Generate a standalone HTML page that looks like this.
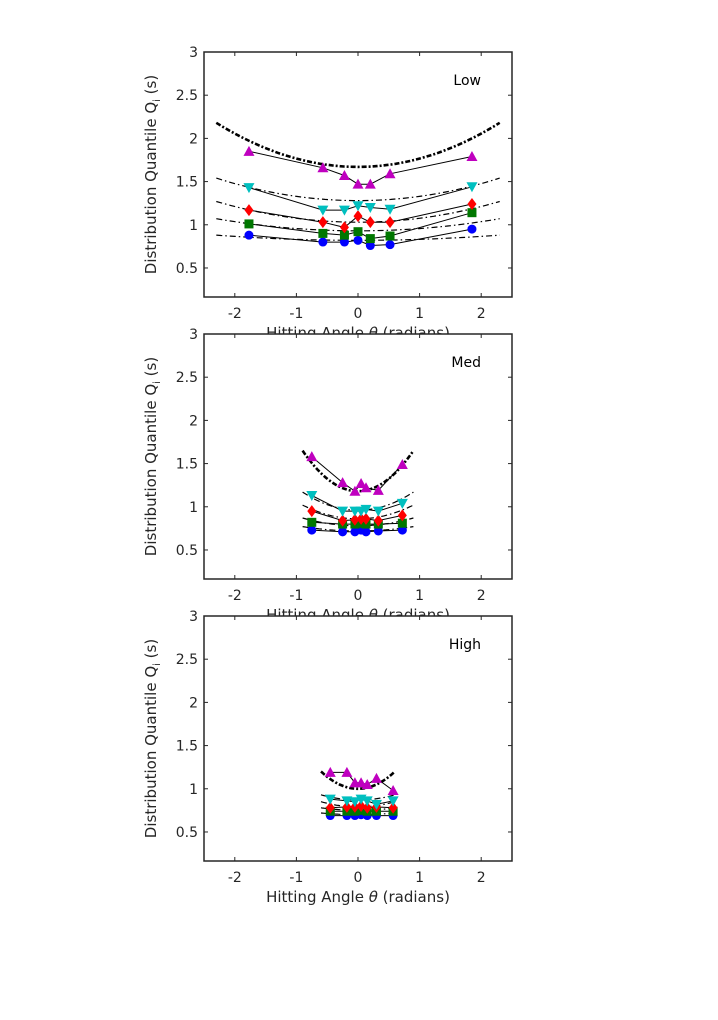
<!DOCTYPE html>
<html><head><meta charset="utf-8"><style>
body{margin:0;background:#fff;width:718px;height:1020px;overflow:hidden}
svg{display:block;font-family:"DejaVu Sans","Liberation Sans",sans-serif}
</style></head><body>
<svg id="fig" width="718" height="1020"></svg>
<script>
const NS="http://www.w3.org/2000/svg";
const colors=["#0000ff","#007700","#ff0000","#00bfbf","#bf00bf"];
const markers=["circle","square","diamond","tridown","triup"];
const xTicks=[-2,-1,0,1,2];
const yTicks=[0.5,1,1.5,2,2.5,3];
const panelLabels=["Low","Med","High"];
// Low
const xLow=[-1.77,-0.57,-0.22,0,0.2,0.52,1.85];
const yLow=[[0.88,0.80,0.80,0.82,0.76,0.77,0.95],[1.01,0.90,0.88,0.92,0.84,0.87,1.14],[1.17,1.03,0.97,1.10,1.03,1.03,1.24],[1.43,1.17,1.17,1.22,1.20,1.18,1.44],[1.85,1.66,1.57,1.47,1.47,1.59,1.79]];
const fitLowCenter=[0.82,0.93,1.03,1.28,1.67];
const fitLowEdge=[0.88,1.07,1.27,1.54,2.18];
const fitLowRange=2.3;
// Med
const xMed=[-0.75,-0.25,-0.05,0.05,0.13,0.33,0.72];
const yMed=[[0.73,0.71,0.71,0.73,0.71,0.72,0.73],[0.82,0.80,0.80,0.81,0.80,0.80,0.81],[0.95,0.84,0.85,0.86,0.86,0.84,0.90],[1.13,0.95,0.95,0.95,0.97,0.95,1.04],[1.58,1.28,1.18,1.27,1.22,1.19,1.49]];
const fitMedCenter=[0.72,0.78,0.86,0.96,1.18];
const fitMedEdge=[0.77,0.87,1.02,1.17,1.65];
const fitMedRange=0.9;
// High
const xHigh=[-0.45,-0.18,-0.05,0.05,0.15,0.3,0.57];
const yHigh=[[0.69,0.69,0.69,0.70,0.69,0.69,0.69],[0.74,0.74,0.74,0.75,0.74,0.74,0.74],[0.78,0.79,0.79,0.80,0.78,0.79,0.78],[0.88,0.86,0.85,0.88,0.86,0.82,0.86],[1.19,1.19,1.07,1.07,1.05,1.12,0.98]];
const fitHighCenter=[0.70,0.75,0.79,0.87,1.00];
const fitHighEdge=[0.72,0.78,0.85,0.93,1.20];
const fitHighRange=0.6;

const panels=[
 {top:52,x:xLow,y:yLow,fc:fitLowCenter,fe:fitLowEdge,fr:fitLowRange},
 {top:334,x:xMed,y:yMed,fc:fitMedCenter,fe:fitMedEdge,fr:fitMedRange},
 {top:616,x:xHigh,y:yHigh,fc:fitHighCenter,fe:fitHighEdge,fr:fitHighRange}];
const svg=document.getElementById("fig");
function el(t,a,p){const e=document.createElementNS(NS,t);for(const k in a)e.setAttribute(k,a[k]);(p||svg).appendChild(e);return e;}
const L=204,R=512,H=245,XMIN=-2.5,XMAX=2.5,YMIN=0.164,YMAX=3;
panels.forEach((P,pi)=>{
 const g=el("g",{});
 
 
 const T=P.top,B=T+H;
 const sx=v=>L+(v-XMIN)/(XMAX-XMIN)*(R-L);
 const sy=v=>B-(v-YMIN)/(YMAX-YMIN)*H;
 el("rect",{x:L,y:T,width:R-L,height:H,fill:"#fff"},g);
 xTicks.forEach(t=>{
  const X=sx(t);
  el("line",{x1:X,x2:X,y1:B,y2:B-4,stroke:"#262626"},g);
  el("line",{x1:X,x2:X,y1:T,y2:T+4,stroke:"#262626"},g);
  const tx=el("text",{x:X,y:B+21,"text-anchor":"middle","font-size":14,fill:"#262626"},g);
  tx.textContent=(t<0?"-"+(-t):t);
  
  
 });
 yTicks.forEach(t=>{
  const Y=sy(t);
  el("line",{x1:L,x2:L+4,y1:Y,y2:Y,stroke:"#262626"},g);
  el("line",{x1:R,x2:R-4,y1:Y,y2:Y,stroke:"#262626"},g);
  const tx=el("text",{x:L-6,y:Y+5,"text-anchor":"end","font-size":14,fill:"#262626"},g);
  tx.textContent=t;
  
  
 });
 const xl=el("text",{x:358,y:B+41,"text-anchor":"middle","font-size":15,fill:"#262626"},g);
 xl.innerHTML='Hitting Angle <tspan font-style="italic">θ</tspan> (radians)';
 
 
 const yl=el("text",{transform:`translate(156,${T+H/2}) rotate(-90)`,"text-anchor":"middle","font-size":15,fill:"#262626"},g);
 yl.innerHTML='Distribution Quantile Q<tspan font-size="10" dy="4">i</tspan><tspan dy="-4"> (s)</tspan>';
 
 
 const pl=el("text",{x:481,y:T+33,"text-anchor":"end","font-size":14,fill:"#000"},g);
 pl.textContent=panelLabels[pi];
 
 
 P.fc.forEach((c,i)=>{
  const b=(P.fe[i]-c)/(P.fr*P.fr);let d="";
  for(let k=0;k<=60;k++){const x=-P.fr+2*P.fr*k/60;d+=(k?"L":"M")+sx(x).toFixed(1)+","+sy(c+b*x*x).toFixed(1);}
  const f=el("path",{d,fill:"none",stroke:"#000","stroke-width":i==4?2.6:1.2,"stroke-dasharray":i==4?"5,2,2,2":"6,3,1.5,3"},g);
  
  
 });
 P.y.forEach((ser,i)=>{
  const d=ser.map((v,k)=>(k?"L":"M")+sx(P.x[k]).toFixed(1)+","+sy(v).toFixed(1)).join("");
  const ln=el("path",{d,fill:"none",stroke:"#000","stroke-width":1},g);
  
  
  ser.forEach((v,k)=>{
   const X=sx(P.x[k]),Y=sy(v),c=colors[i];let m;
   if(markers[i]=="circle")m=el("circle",{cx:X,cy:Y,r:4.5,fill:c},g);
   else if(markers[i]=="square")m=el("rect",{x:X-4.5,y:Y-4.5,width:9,height:9,fill:c},g);
   else if(markers[i]=="diamond")m=el("polygon",{points:`${X},${Y-6} ${X+4.5},${Y} ${X},${Y+6} ${X-4.5},${Y}`,fill:c},g);
   else if(markers[i]=="tridown")m=el("polygon",{points:`${X-5.5},${Y-4.5} ${X+5.5},${Y-4.5} ${X},${Y+5.5}`,fill:c},g);
   else m=el("polygon",{points:`${X-5.5},${Y+4.5} ${X+5.5},${Y+4.5} ${X},${Y-5.5}`,fill:c},g);
   
   
  });
 });
 el("rect",{x:L,y:T,width:R-L,height:H,fill:"none",stroke:"#262626","stroke-width":1.5},g);
});
</script>
</body></html>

GOAL:
With the pictures left out, restate word for word every line of the data above, from the first down to the line that contains "const fitHighRange=0.6;".

SOLUTION FOR THIS TASK:
Generate a standalone HTML page that looks like this.
<!DOCTYPE html>
<html><head><meta charset="utf-8"><style>
body{margin:0;background:#fff;width:718px;height:1020px;overflow:hidden}
svg{display:block;font-family:"DejaVu Sans","Liberation Sans",sans-serif}
</style></head><body>
<svg id="fig" width="718" height="1020"></svg>
<script>
const NS="http://www.w3.org/2000/svg";
const colors=["#0000ff","#007700","#ff0000","#00bfbf","#bf00bf"];
const markers=["circle","square","diamond","tridown","triup"];
const xTicks=[-2,-1,0,1,2];
const yTicks=[0.5,1,1.5,2,2.5,3];
const panelLabels=["Low","Med","High"];
// Low
const xLow=[-1.77,-0.57,-0.22,0,0.2,0.52,1.85];
const yLow=[[0.88,0.80,0.80,0.82,0.76,0.77,0.95],[1.01,0.90,0.88,0.92,0.84,0.87,1.14],[1.17,1.03,0.97,1.10,1.03,1.03,1.24],[1.43,1.17,1.17,1.22,1.20,1.18,1.44],[1.85,1.66,1.57,1.47,1.47,1.59,1.79]];
const fitLowCenter=[0.82,0.93,1.03,1.28,1.67];
const fitLowEdge=[0.88,1.07,1.27,1.54,2.18];
const fitLowRange=2.3;
// Med
const xMed=[-0.75,-0.25,-0.05,0.05,0.13,0.33,0.72];
const yMed=[[0.73,0.71,0.71,0.73,0.71,0.72,0.73],[0.82,0.80,0.80,0.81,0.80,0.80,0.81],[0.95,0.84,0.85,0.86,0.86,0.84,0.90],[1.13,0.95,0.95,0.95,0.97,0.95,1.04],[1.58,1.28,1.18,1.27,1.22,1.19,1.49]];
const fitMedCenter=[0.72,0.78,0.86,0.96,1.18];
const fitMedEdge=[0.77,0.87,1.02,1.17,1.65];
const fitMedRange=0.9;
// High
const xHigh=[-0.45,-0.18,-0.05,0.05,0.15,0.3,0.57];
const yHigh=[[0.69,0.69,0.69,0.70,0.69,0.69,0.69],[0.74,0.74,0.74,0.75,0.74,0.74,0.74],[0.78,0.79,0.79,0.80,0.78,0.79,0.78],[0.88,0.86,0.85,0.88,0.86,0.82,0.86],[1.19,1.19,1.07,1.07,1.05,1.12,0.98]];
const fitHighCenter=[0.70,0.75,0.79,0.87,1.00];
const fitHighEdge=[0.72,0.78,0.85,0.93,1.20];
const fitHighRange=0.6;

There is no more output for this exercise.